[BEGIN DATA PROVIDED]

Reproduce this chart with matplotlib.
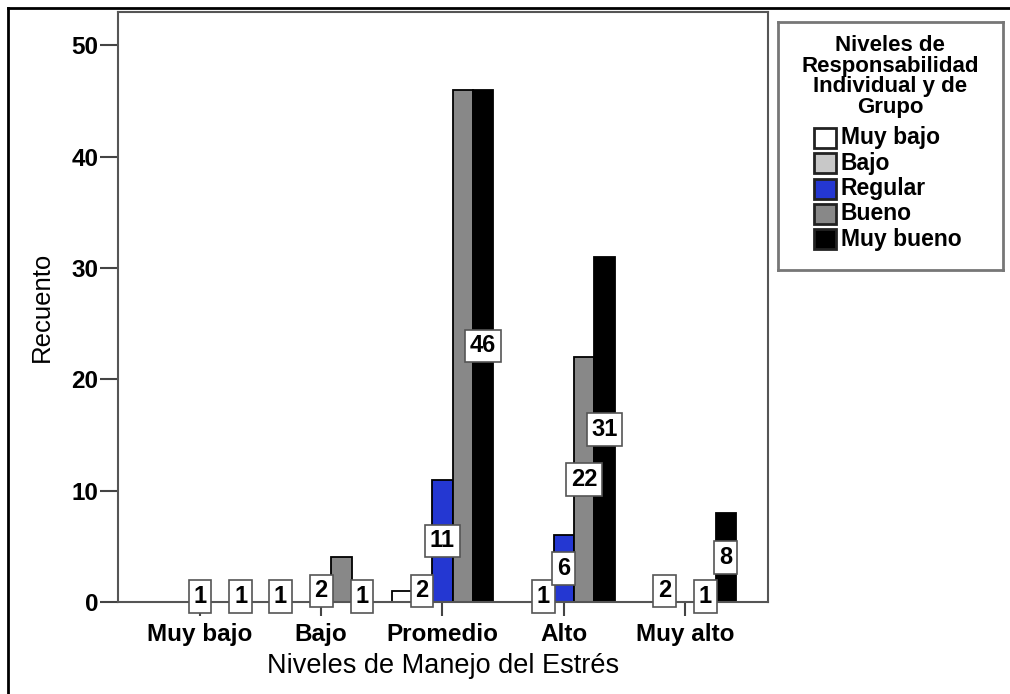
import numpy as np
import matplotlib.pyplot as plt
from matplotlib.patches import Rectangle
from matplotlib.lines import Line2D

plt.rcParams['font.family'] = ['Liberation Sans', 'DejaVu Sans']

# Data (counts per series, one value per x category)
categories = ['Muy bajo', 'Bajo', 'Promedio', 'Alto', 'Muy alto']
series = ['Muy bajo', 'Bajo', 'Regular', 'Bueno', 'Muy bueno']
counts_muy_bajo = [0, 1, 1, 0, 0]
counts_bajo = [0, 0, 2, 1, 2]
counts_regular = [1, 2, 11, 6, 0]
counts_bueno = [0, 4, 46, 22, 1]
counts_muy_bueno = [1, 1, 46, 31, 8]
counts = [counts_muy_bajo, counts_bajo, counts_regular, counts_bueno, counts_muy_bueno]
# labels SPSS dropped because of overlap: (series index, category index)
hidden_labels = [(0, 2), (3, 2), (3, 1)]

colors = ['#ffffff', '#c8c8c8', '#2437d2', '#888888', '#000000']
legend_title = ['Niveles de', 'Responsabilidad', 'Individual y de', 'Grupo']

W, H = 1010, 694
fig = plt.figure(figsize=(W / 100, H / 100), dpi=100)
ax = fig.add_axes([118 / W, 1 - 602 / H, (768 - 118) / W, (602 - 12) / H])

x = np.arange(len(categories))
w = 0.168
for i, (vals, col) in enumerate(zip(counts, colors)):
    xpos = x + (i - 2) * w
    ax.bar(xpos, vals, w, color=col, edgecolor='black', linewidth=1.3, zorder=2)
    for j, v in enumerate(vals):
        if v == 0 or (i, j) in hidden_labels:
            continue
        ax.text(xpos[j], v / 2, str(v), ha='center', va='center',
                fontsize=17, fontweight='bold', zorder=4,
                bbox=dict(boxstyle='square,pad=0.2', fc='white', ec='#555555', lw=1.2))

ax.set_xlim(-0.676, 4.685)
ax.set_ylim(0, 53)
ax.set_yticks(np.arange(0, 51, 10))
ax.set_xticks(x)
ax.set_xticklabels(categories, fontsize=17.5, fontweight='bold')
for lab in ax.get_yticklabels():
    lab.set_fontsize(17.5)
    lab.set_fontweight('bold')
ax.tick_params(axis='y', length=13, width=1.5, color='#444444', pad=1)
ax.tick_params(axis='x', length=10, width=1.5, color='#444444', pad=5)
for sp in ax.spines.values():
    sp.set_color('#555555')
    sp.set_linewidth(1.5)

fig.text(443 / W, 1 - 666 / H, 'Niveles de Manejo del Estrés', ha='center', va='center', fontsize=19.5)
fig.text(42 / W, 1 - 307 / H, 'Recuento', ha='center', va='center', rotation=90, fontsize=18.5)

# Legend box drawn in pixel coordinates
lax = fig.add_axes([778 / W, 1 - 270 / H, 225 / W, 248 / H])
lax.set_xlim(0, 225)
lax.set_ylim(248, 0)
lax.set_xticks([])
lax.set_yticks([])
for sp in lax.spines.values():
    sp.set_color('#777777')
    sp.set_linewidth(2)
for k, line in enumerate(legend_title):
    lax.text(112, 24 + k * 20.5, line, ha='center', va='center', fontsize=16, fontweight='bold')
for k, (name, col) in enumerate(zip(series, colors)):
    yc = 116 + k * 25.3
    lax.add_patch(Rectangle((36, yc - 10), 22, 20, fc=col, ec='#222222', lw=2))
    lax.text(63, yc, name, ha='left', va='center', fontsize=16.5, fontweight='bold')

# outer border of the screenshot (top and left)
fig.add_artist(Line2D([8 / W, 8 / W], [0, 1 - 8 / H], color='black', lw=2))
fig.add_artist(Line2D([8 / W, 1], [1 - 8 / H, 1 - 8 / H], color='black', lw=2))

fig.savefig('out.png', dpi=100)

[END DATA PROVIDED]

* SET TASK *
Where a line of the material above holds the string "matplotlib", copy that line.

* SOLVED PROBLEM *
Reproduce this chart with matplotlib.
import matplotlib.pyplot as plt
from matplotlib.patches import Rectangle
from matplotlib.lines import Line2D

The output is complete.